Those Libertines never really meant that much around these parts, especially back when you couldn’t turn on the radio or pick up a paper without them being rammed down your throat by someone insisting they were better than the Stones, the Kinks, The Who and every other vaguely English sounding band ever. When you could divorce yourself from all the hype and that bloke in the hat being in the paper and all over the news every day then there were, and still are, some decent moments.
So why are we on about The Libertines today? They’ve not done anything for ages have they? Why are we bothering with them today? Well because there’s an alley we often cut through, behind The Hare in Bethnal Green, just up from Vyner Street here on the Hackney/Bethnal Green borders . It isn’t your usual street-art drenched East London back alley, sure there’s a big Sweet Toof high up on one of the walls, and yes, now and again a D7606 paste-up phone box or a bony looking Skeleton Cardboard piece or something familiar will appear, but this is not your usual street-art hang out, something different happening here.
What’s all the marker pen graffiti about, why are people apparently coming from all over London with their pens and their bits of song lyrics and demands for a new Libertines album? What’s with the stickers from football teams that usually don’t mean a thing around here? Charlton Goons, Brentford Casuals? Every time we walk along it the alley has changed again, cut through again yesterday, and there’s more lyrics, more messages for the band, bits of real primitive stencil work that would be laughed down by any serious street art follower, but this is different, I’m no Libertines fan but this alley is intriguing, I like it here… .
Seems that the alley, a stones-throw from the Albion Rooms, the venue for the infamous spontaneous gigs, the name given to the dilapidated flat that Pete Doherty and Carl Barât shared back when it was all happening, seems the alley has become some kind of shrine for the seemingly still devoted fans of the band. Apparently the flat where the Albion Rooms were isn’t there now, well nothing that can be made out as a place of importance to the fans who quite clearly still need a place to gather. The Albion Rooms have been cleaned up and whitewashed away, turns out that a few minutes’ walk away, ‘Up the Bracket’ Alley is still very much intact.

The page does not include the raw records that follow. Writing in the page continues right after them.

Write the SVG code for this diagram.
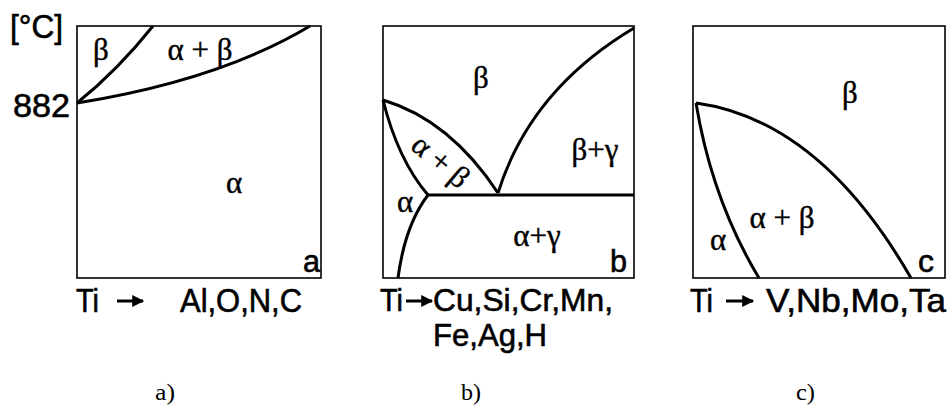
<svg xmlns="http://www.w3.org/2000/svg" width="952" height="410" viewBox="0 0 952 410">
<defs>
<marker id="ah" viewBox="0 0 10 10" refX="9" refY="5" markerWidth="4.5" markerHeight="4" orient="auto" markerUnits="strokeWidth"><path d="M0,0 L10,5 L0,10 Z" fill="#000"/></marker>
</defs>
<style>
.box{fill:#fff;stroke:#000;stroke-width:1.6}
.ln{fill:none;stroke:#000;stroke-width:3}
.sans{font-family:"Liberation Sans",Arial,sans-serif;fill:#000;stroke:#000;stroke-width:0.6}
.gr{font-family:"Liberation Serif","DejaVu Serif",serif;fill:#000;stroke:#000;stroke-width:0.4;text-anchor:middle;font-size:31px}
.cap{font-family:"Liberation Serif",serif;font-size:24px;fill:#000}
.arr{stroke:#000;stroke-width:3;fill:none}
</style>
<rect width="952" height="410" fill="#fff"/>
<g id="panel-a">
<rect class="box" x="77" y="26" width="244" height="252"/>
<text class="sans" x="10" y="38" font-size="33" textLength="53" lengthAdjust="spacingAndGlyphs">[°C]</text>
<text class="sans" x="13" y="117" font-size="33" textLength="57" lengthAdjust="spacingAndGlyphs">882</text>
<path class="ln" d="M77,103 Q118,70 153,26"/>
<path class="ln" d="M77,103 Q220,80 310,26"/>
<text class="gr" x="101" y="60">β</text>
<text class="gr" x="200" y="60">α + β</text>
<text class="gr" x="234" y="193">α</text>
<text class="sans" x="303" y="272" font-size="32" textLength="17" lengthAdjust="spacingAndGlyphs">a</text>
</g>
<g id="panel-b">
<rect class="box" x="383" y="26" width="251" height="252"/>
<path class="ln" d="M383,100 Q398,160 428,195"/>
<path class="ln" d="M383,100 Q450,120 498,193"/>
<path class="ln" d="M498,193 Q530,90 634,28"/>
<path class="ln" d="M428,195 L634,195"/>
<path class="ln" d="M428,195 Q405,225 398,278"/>
<text class="gr" x="481" y="88">β</text>
<text class="gr" x="595" y="160">β+γ</text>
<text class="gr" x="440" y="171" transform="rotate(40 440 162)">α + β</text>
<text class="gr" x="405" y="212">α</text>
<text class="gr" x="537" y="246">α+γ</text>
<text class="sans" x="610" y="272" font-size="32" textLength="17" lengthAdjust="spacingAndGlyphs">b</text>
</g>
<g id="panel-c">
<rect class="box" x="693" y="26" width="252" height="252"/>
<path class="ln" d="M696,103 Q712,200 759,278"/>
<path class="ln" d="M696,103 Q820,120 911,278"/>
<text class="gr" x="850" y="103">β</text>
<text class="gr" x="782" y="228">α + β</text>
<text class="gr" x="718" y="250">α</text>
<text class="sans" x="918" y="272" font-size="32" textLength="16" lengthAdjust="spacingAndGlyphs">c</text>
</g>
<g id="labels">
<text class="sans" x="76" y="312" font-size="33" textLength="23" lengthAdjust="spacingAndGlyphs">Ti</text>
<text class="sans" x="180" y="312" font-size="33" textLength="122" lengthAdjust="spacingAndGlyphs">Al,O,N,C</text>
<text class="sans" x="380" y="311" font-size="32" textLength="23" lengthAdjust="spacingAndGlyphs">Ti</text>
<text class="sans" x="433" y="311" font-size="32" textLength="180" lengthAdjust="spacingAndGlyphs">Cu,Si,Cr,Mn,</text>
<text class="sans" x="433" y="346" font-size="32" textLength="114" lengthAdjust="spacingAndGlyphs">Fe,Ag,H</text>
<text class="sans" x="690" y="312" font-size="33" textLength="23" lengthAdjust="spacingAndGlyphs">Ti</text>
<text class="sans" x="766" y="312" font-size="33" textLength="180" lengthAdjust="spacingAndGlyphs">V,Nb,Mo,Ta</text>
<text class="cap" x="155" y="400" textLength="20" lengthAdjust="spacingAndGlyphs">a)</text>
<text class="cap" x="461" y="400" textLength="20" lengthAdjust="spacingAndGlyphs">b)</text>
<text class="cap" x="796" y="400" textLength="19" lengthAdjust="spacingAndGlyphs">c)</text>
</g>
<g id="connectors">
<line class="arr" x1="117" y1="301" x2="143" y2="301" marker-end="url(#ah)"/>
<line class="arr" x1="406" y1="301" x2="432" y2="301" marker-end="url(#ah)"/>
<line class="arr" x1="726" y1="301" x2="753" y2="301" marker-end="url(#ah)"/>
</g>
</svg>
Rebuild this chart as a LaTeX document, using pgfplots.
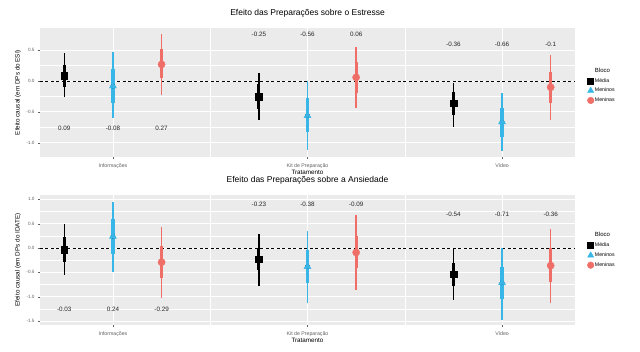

Turns out that The Libertines filmed the video for ‘Up the Bracket’ in the alley, it looked a lot cleaner then, Seems that since the band split in 2004 it’s become The Libertines’ version of the Abbey Road crossing, a place of pilgrimage for fans with their marker pens, football stickers and beer cans…. I’m no fan of the Libertines, have they reformed now? Everyone reforms, I’m no fan, but I can get what this is about, this alley is intriguing, this is music culture at its best, the primitive bits of graff, the slogans, the hints of turf wars. kind of of reminds you of the days when Robbo (R.I.P) was just an Arsenal hooligan with a can of paint rather than a street art legend. Something very much in the spirit of the Libertines and English youth culture and punk rock and the streets around old school football grounds here, I tend to cut through the alley even when I don’t need to, might even go back and give those Libertines another go now they’re not being rammed down my throat… (SW).